La perquisition, qu'elle soit effectuée au domicile ou sur les lieux de travail des journalistes, est donc en soi considérée comme une ingérence dans la liberté d'expression, principe acquis depuis l'arrêt Roemen et Schmit c. Luxembourg de 2003. Peu importe que l'auteur de la divulgation du document confidentiel ait été identifié ou non, c'est l'intrusion qui caractérise l'ingérence.
Jean Souverbie. Assiette de fruits au journal. 1955 |
La protection des sources
La perquisition a évidemment eu lieu dans le but d'identifier le ou les auteurs de la divulgation, ce qui pose évidemment la question de la protection des sources des journalistes. A l'époque des faits, la loi du 4 janvier 2010 sur la protection des sources n'existait pas encore. Observons cependant qu'elle n'autorise l'atteinte au secret des sources "que si un impératif prépondérant d'intérêt public le justifie et si les mesures envisagées sont strictement nécessaires et proportionnées au but légitime poursuivi" (art. 1 ).
La Cour européenne avait déjà adopté une jurisprudence comparable. Sur le fondement de l'article 10 alinéa 2 de la Convention, elle s'assure que l'atteinte à la liberté d'expression est bien "nécessaire dans une société démocratique" et qu'elle répond à un "but légitime". Il appartient donc aux autorités de l'Etat de démontrer cette nécessité.
En l'espèce, la Cour fait observer que la perquisition a eu lieu huit mois après la publication du rapport de la Chambre régionale des comptes. Le journal a pris soin de préciser qu'il s'agissait d'un texte provisoire susceptible d'être modifié à l'issue d'une procédure contradictoire, précaution qui témoigne de la bonne foi des journalistes. La publication de ce rapport répond enfin à un intérêt général puisqu'elle a pour objet d'offrir au public une information utile sur la gestion des fonds publics dans les collectivités territoriales.
Les autorités françaises, de leur côté, n'ont pas indiqué à la Cour si elles s'étaient efforcées de découvrir l'auteur de la violation du secret professionnel par d'autres moyens que l'ingérence réalisée dans la libre expression de la presse. La chambre d'instruction de la Cour d'appel a d'ailleurs précisé que la décision de réaliser une perquisition relève du pouvoir souverain du juge d'instruction, et qu'il n'a pas à se justifier sur ce point.

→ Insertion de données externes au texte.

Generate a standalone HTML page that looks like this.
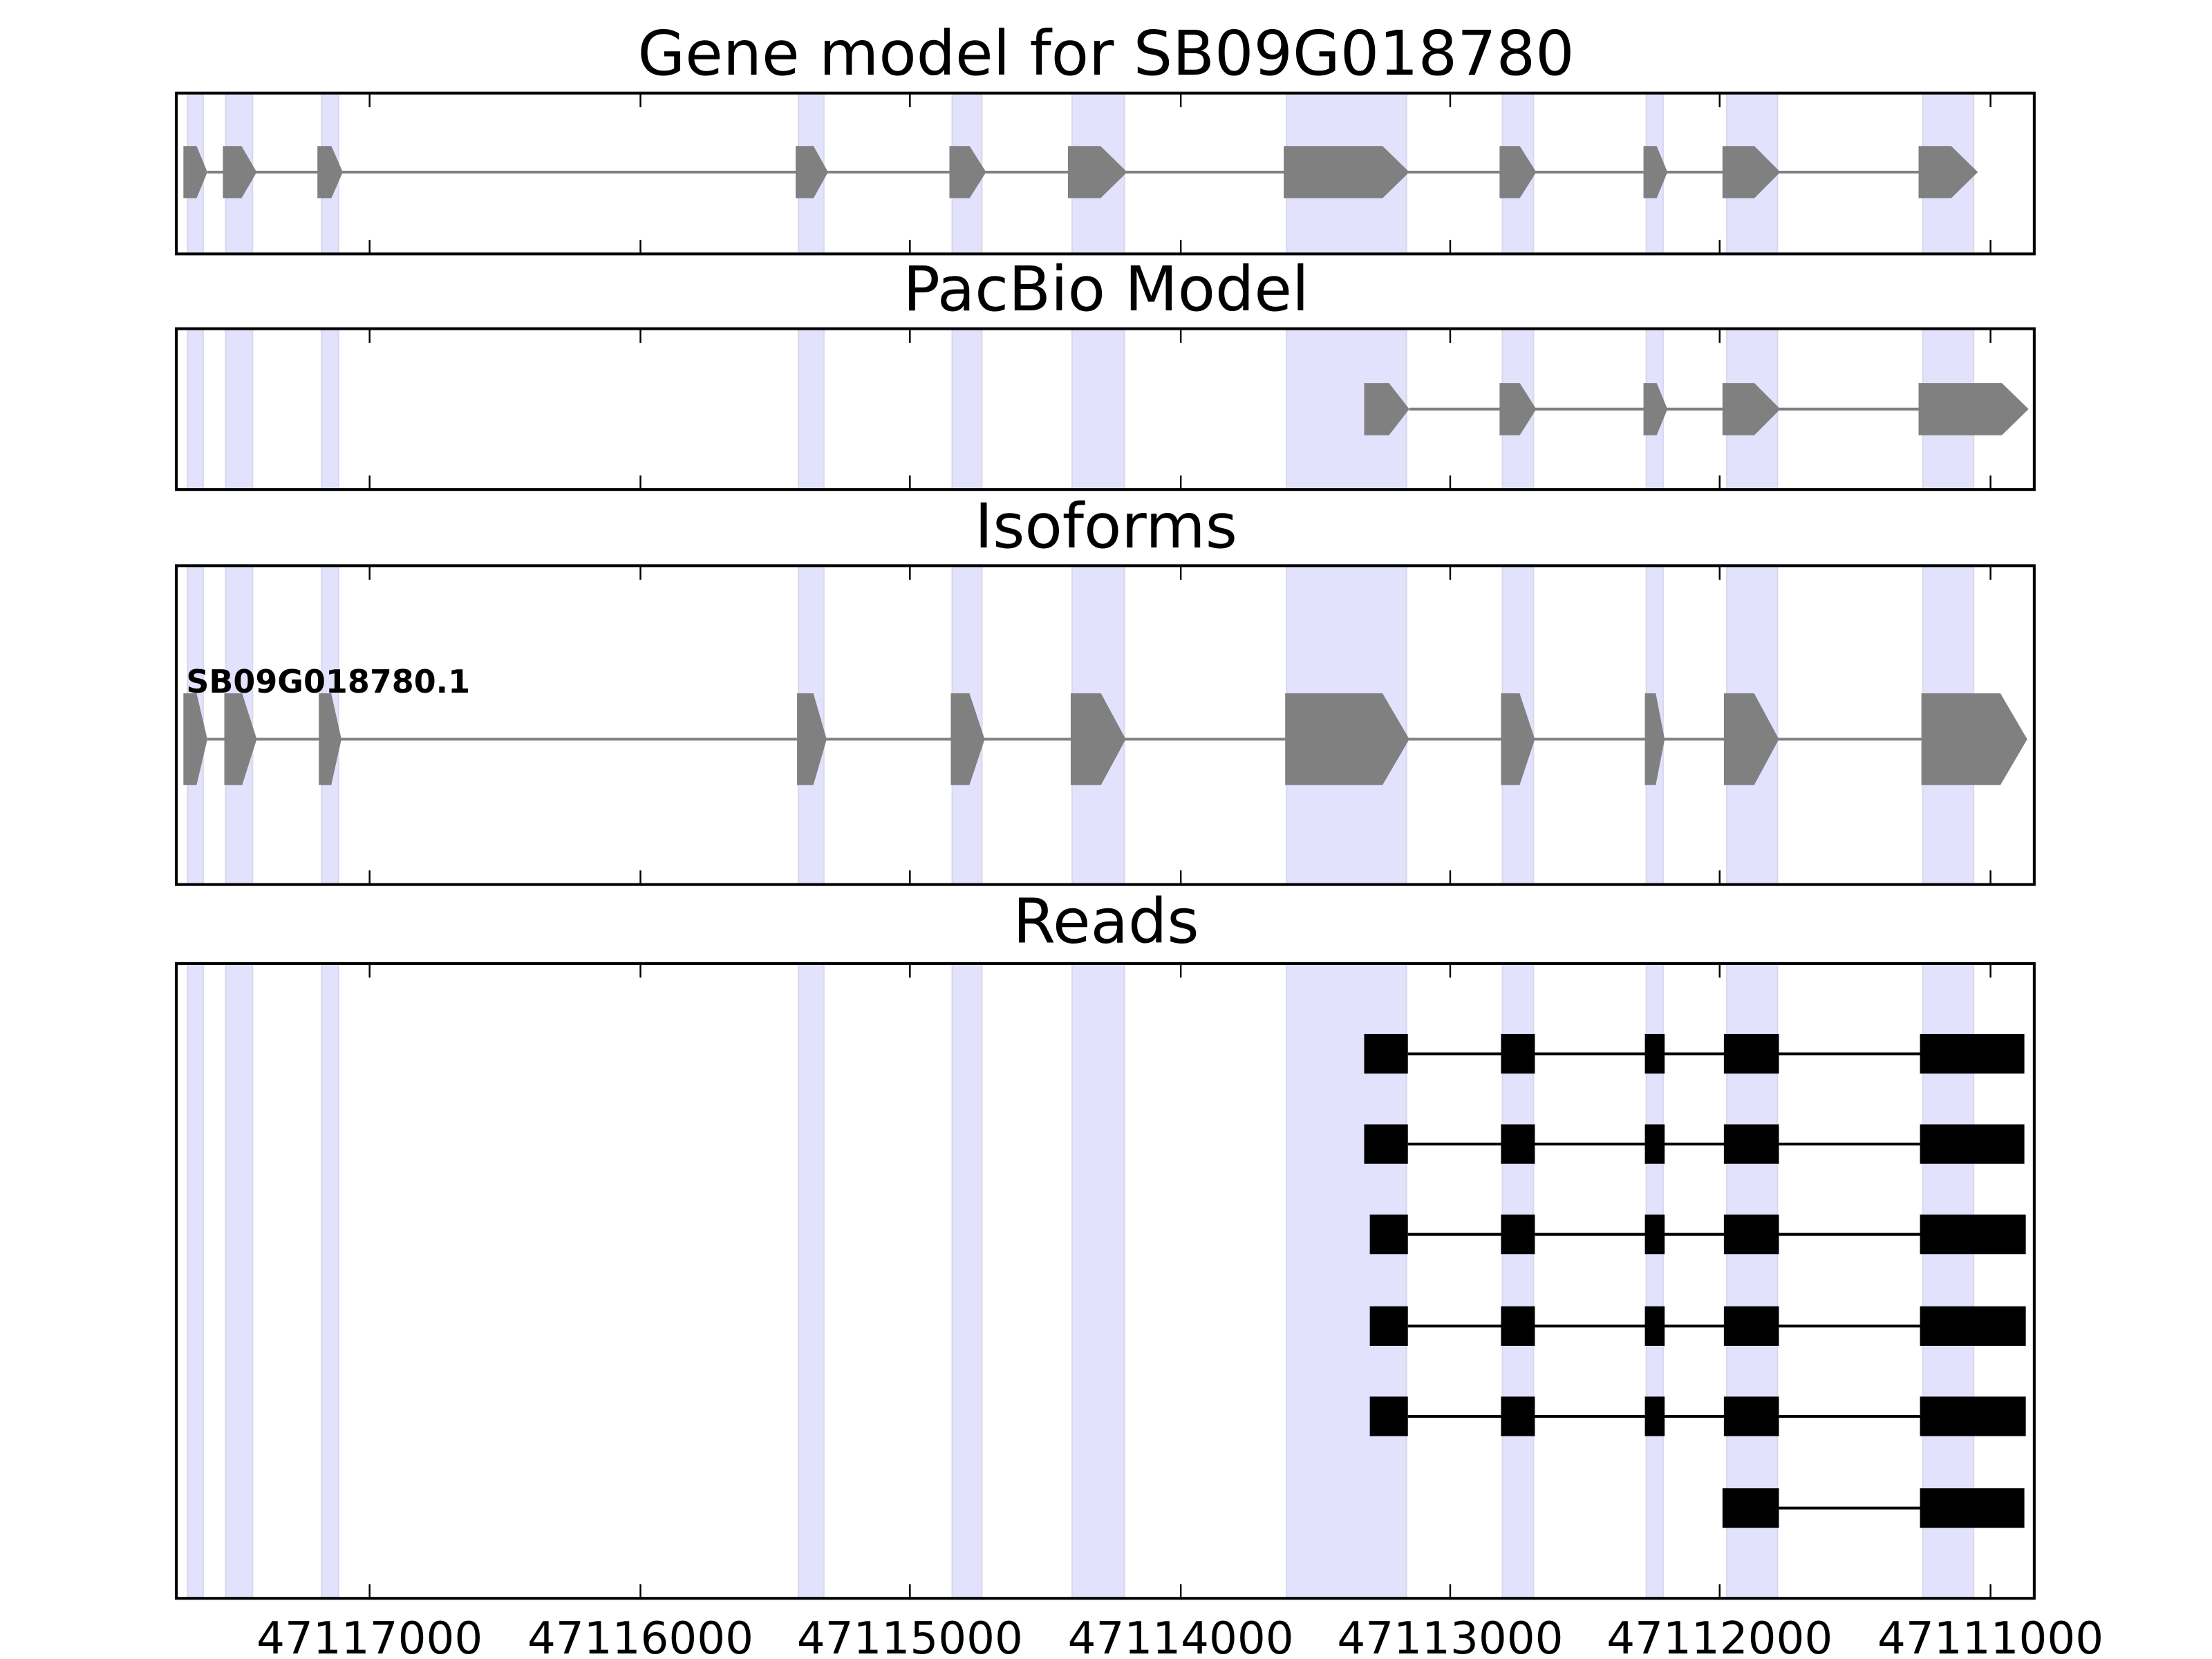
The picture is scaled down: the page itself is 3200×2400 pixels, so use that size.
<!DOCTYPE html>
<html><head><meta charset="utf-8"><style>
html,body{margin:0;padding:0;background:#fff;}
svg{display:block;}
text{font-family:"DejaVu Sans","Liberation Sans",sans-serif;}
</style></head><body>
<svg id="s" width="3200" height="2400" viewBox="0 0 1568 1176" xmlns="http://www.w3.org/2000/svg"></svg>
<script>
var S=document.getElementById('s'),h='';
var L=125,R=1442;
var panels=[[66,180,'Gene model for SB09G018780',53],[233,347,'PacBio Model',220],[401,627,'Isoforms',388],[683,1133,'Reads',668]];
var bands=[[133,144],[160,179],[228,240],[566,584],[675,696],[760,797],[912,997],[1065,1087],[1167,1179],[1224,1260],[1363,1399]];
var ticks=[262,454,645,837,1028,1219,1411];
var labels=['47117000','47116000','47115000','47114000','47113000','47112000','47111000'];
function arrowExons(ex,yc,hh,col){
  var s='<line x1="'+ex[0][1]+'" x2="'+ex[ex.length-1][0]+'" y1="'+yc+'" y2="'+yc+'" stroke="'+col+'" stroke-width="2"/>';
  ex.forEach(function(e){var w=e[1]-e[0];var t=Math.min(19,w*0.45);var a=e[0],b=e[1]-t,c=e[1];
  s+='<polygon fill="'+col+'" points="'+a+','+(yc-hh/2)+' '+b+','+(yc-hh/2)+' '+c+','+yc+' '+b+','+(yc+hh/2)+' '+a+','+(yc+hh/2)+'"/>';});
  return s;
}
panels.forEach(function(p){
  bands.forEach(function(b){h+='<rect x="'+b[0]+'" y="'+p[0]+'" width="'+(b[1]-b[0])+'" height="'+(p[1]-p[0])+'" fill="#e2e2fd" stroke="#d8d8ee" stroke-width="1"/>';});
  ticks.forEach(function(t){h+='<line x1="'+t+'" x2="'+t+'" y1="'+p[0]+'" y2="'+(p[0]+10)+'" stroke="#000" stroke-width="1.2"/><line x1="'+t+'" x2="'+t+'" y1="'+p[1]+'" y2="'+(p[1]-10)+'" stroke="#000" stroke-width="1.2"/>';});
  h+='<text x="784" y="'+p[3]+'" font-size="43.5" text-anchor="middle">'+p[2]+'</text>';
});
var gm=[[130,147],[158,182],[225,243],[564,587],[673,699],[757,799],[910,999],[1063,1089],[1165,1182],[1221,1262],[1360,1402]];
h+=arrowExons(gm,122,37,'#808080');
var pb=[[967,999],[1063,1089],[1165,1182],[1221,1262],[1360,1438]];
h+=arrowExons(pb,290,37,'#808080');
var iso=[[130,147],[159,182],[226,242],[565,586],[674,698],[759,798],[911,999],[1064,1088],[1166,1180],[1222,1261],[1362,1437]];
h+=arrowExons(iso,524,65,'#808080');
h+='<text x="132" y="491" font-size="22.5" font-weight="bold">SB09G018780.1</text>';
var r1=[[967,998],[1064,1088],[1166,1180],[1222,1261],[1361,1435]];
var r3=[[971,998],[1064,1088],[1166,1180],[1222,1261],[1361,1436]];
var rows=[[747,r1],[811,r1],[875,r3],[940,r3],[1004,r3],[1069,[[1221,1261],[1361,1435]]]];
rows.forEach(function(r){var y=r[0],ex=r[1];
  h+='<line x1="'+ex[0][1]+'" x2="'+ex[ex.length-1][0]+'" y1="'+y+'" y2="'+y+'" stroke="#000" stroke-width="2"/>';
  ex.forEach(function(e){h+='<rect x="'+e[0]+'" y="'+(y-14)+'" width="'+(e[1]-e[0])+'" height="28" fill="#000"/>';});
});
panels.forEach(function(p){h+='<rect x="'+L+'" y="'+p[0]+'" width="'+(R-L)+'" height="'+(p[1]-p[0])+'" fill="none" stroke="#000" stroke-width="2"/>';});
ticks.forEach(function(t,i){h+='<text x="'+t+'" y="1172" font-size="31.5" text-anchor="middle">'+labels[i]+'</text>';});
S.innerHTML=h;
</script>
</body></html>
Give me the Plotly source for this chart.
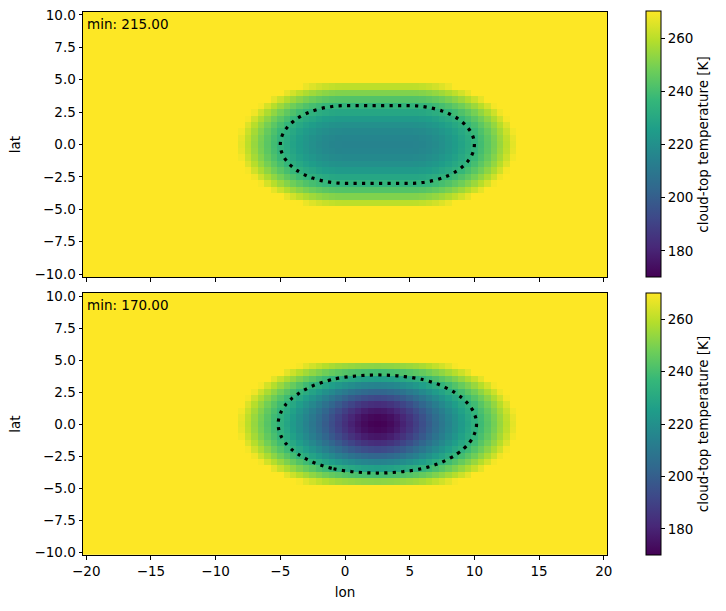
import numpy as np
import plotly.graph_objects as go

# ---- grid (cell centres, 0.5 deg spacing) ----
lon = np.arange(-20.0, 20.0 + 0.25, 0.5)
lat = np.arange(-10.0, 10.0 + 0.25, 0.5)

# ---- field parameters ----
t_background = 270.0          # clear-sky value (K)
ctt_threshold = 235.0         # dotted contour level (K)

# top panel: elongated cloud (stadium along lat 0, lon 0..5)
top_min = 215.0
top_seg_lon = [0.0, 5.0]      # core segment end points
top_semi_axes = [5.0, 3.0]    # lon, lat half-widths of the 235 K contour

# bottom panel: same cloud plus a deeper core centred at lon 2.5
bot_min = 170.0
bot_center = [2.5, 0.0]
bot_core_width = [4.1, 3.4]   # lon, lat e-folding widths of the deep core

tick_lon = [-20, -15, -10, -5, 0, 5, 10, 15, 20]
tick_lat = [-10.0, -7.5, -5.0, -2.5, 0.0, 2.5, 5.0, 7.5, 10.0]
tick_cb = [180, 200, 220, 240, 260]

X, Y = np.meshgrid(lon, lat)

dx = X - np.clip(X, top_seg_lon[0], top_seg_lon[1])
r2 = (dx / top_semi_axes[0]) ** 2 + (Y / top_semi_axes[1]) ** 2
z_top = np.minimum(t_background, top_min + (ctt_threshold - top_min) * r2)

core_depth = top_min - bot_min
g = np.exp(-((X - bot_center[0]) / bot_core_width[0]) ** 2
           - ((Y - bot_center[1]) / bot_core_width[1]) ** 2)
z_bot = np.where(z_top < t_background, z_top - core_depth * g, t_background)

W, H = 726, 611
FONT = dict(family="DejaVu Sans", size=13.5, color="black")

x_dom = [83 / W, 607 / W]
top_dom = [1 - 277.3 / H, 1 - 11.7 / H]
bot_dom = [1 - 555.2 / H, 1 - 292.8 / H]

fig = go.Figure()

panels = [(z_top, "x", "y", top_dom), (z_bot, "x2", "y2", bot_dom)]
for i, (z, xa, ya, dom) in enumerate(panels):
    fig.add_trace(go.Heatmap(
        x=lon, y=lat, z=z, xaxis=xa, yaxis=ya,
        colorscale="Viridis", zmin=170, zmax=270,
        colorbar=dict(
            x=646 / W, xanchor="left", xpad=0,
            y=(dom[0] + dom[1]) / 2, yanchor="middle", ypad=0,
            len=dom[1] - dom[0], lenmode="fraction",
            thickness=15, outlinewidth=1, outlinecolor="black",
            tickvals=tick_cb, ticks="outside", ticklen=4, tickwidth=0.8,
            tickcolor="black", tickfont=FONT,
            title=dict(text="cloud-top temperature [K]", side="right", font=FONT),
        ),
        hoverinfo="skip",
    ))
    fig.add_trace(go.Contour(
        x=lon, y=lat, z=z, xaxis=xa, yaxis=ya,
        contours=dict(start=ctt_threshold, end=ctt_threshold, size=1, coloring="none"),
        line=dict(color="black", width=3.2, dash="3.2px,5.3px"),
        showscale=False, hoverinfo="skip",
    ))
    fig.add_annotation(
        text=f"min: {z.min():.2f}", xref=f"{xa} domain", yref=f"{ya} domain",
        x=0.004, y=0.99, xanchor="left", yanchor="top", showarrow=False,
        font=FONT,
    )

axis_common = dict(
    showline=True, linecolor="black", linewidth=1, mirror=True,
    ticks="outside", ticklen=3.5, tickwidth=0.8, tickcolor="black",
    showgrid=False, zeroline=False, tickfont=FONT, automargin=False,
)

fig.update_layout(
    width=W, height=H,
    margin=dict(l=0, r=0, t=0, b=0),
    paper_bgcolor="white", plot_bgcolor="white",
    font=FONT, showlegend=False,
    xaxis=dict(domain=x_dom, range=[-20.25, 20.25], anchor="y",
               tickvals=tick_lon, showticklabels=False, **axis_common),
    yaxis=dict(domain=top_dom, range=[-10.25, 10.25], anchor="x",
               tickvals=tick_lat, tickformat=".1f",
               title=dict(text="lat", font=FONT, standoff=10), **axis_common),
    xaxis2=dict(domain=x_dom, range=[-20.25, 20.25], anchor="y2",
                tickvals=tick_lon,
                title=dict(text="lon", font=FONT, standoff=9), **axis_common),
    yaxis2=dict(domain=bot_dom, range=[-10.25, 10.25], anchor="x2",
                tickvals=tick_lat, tickformat=".1f",
                title=dict(text="lat", font=FONT, standoff=10), **axis_common),
)

fig.write_html("out.html")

Un motif pertinent, mais pas suffisant
La Cour déduit que la nécessité de l'atteinte à la liberté d'expression et à la protection des sources n'a pas été démontrée par le gouvernement français. Aux yeux de la Cour, la recherche de la violation du secret professionnel est un motif pertinent pour justifier l'atteinte au secret des sources, mais ce n'est pas un motif suffisant pour fonder une procédure aussi attentatoire aux droits des journalistes que la perquisition dans les locaux du journal. La Cour reconnaît donc l'existence d'une violation de l'article 10 de la Convention.
Au secours de Médiapart ?
Cette décision témoigne d'une attention particulière accordée par la Cour européenne au respect de la liberté d'expression dans la presse. Ce rappel est sans doute très utile alors que trois journalistes ou anciens journalistes de Médiapart et deux du Point sont aujourd'hui mis en examen dans l'affaire Bettencourt. Ils sont accusés d'avoir diffusé sur ce site des extraits des enregistrements effectués chez la milliardaire par l'un de ses employés.
Il est vrai que l'accusation ne porte pas sur un recel de violation du secret professionnel et l'ingérence ne réside pas dans une perquisition. Elle réside dans une mise en examen pour recel de violation du secret de la vie privée. Il se trouve cependant que la Convention européenne soumet l'ingérence dans la vie privée aux mêmes conditions que l'ingérence dans la liberté d'expression. Autrement dit, l'ingérence doit, dans les deux cas, être une "nécessité dans une société démocratique" et répondre à un "but légitime".
En l'espèce, on peut penser que la publication de ces enregistrements répond à un intérêt général, Souvenons nous que dans l'arrêt von Hannover c. Allemagne du 7 février 2012, la Cour avait considéré comme poursuivant un intérêt général la publication de photos du Prince Rainier de Monaco, prises à l'insu de l'intéressé. Pour le juge européen, l'intérêt général existait dès lors que les lecteurs avaient le droit d'être informés sur la situation d'un prince dont la santé suscitait des inquiétudes. L'atteinte à la vie privée est donc légitime pour informer les lecteurs de la presse people sur la santé des têtes couronnées. Nul doute que la Cour soit tentée de considérer qu'elle est tout aussi légitime, lorsqu'il s'agit d'informer les lecteurs de Médiapart et du Point sur les modes de financement de certaines campagnes électorales.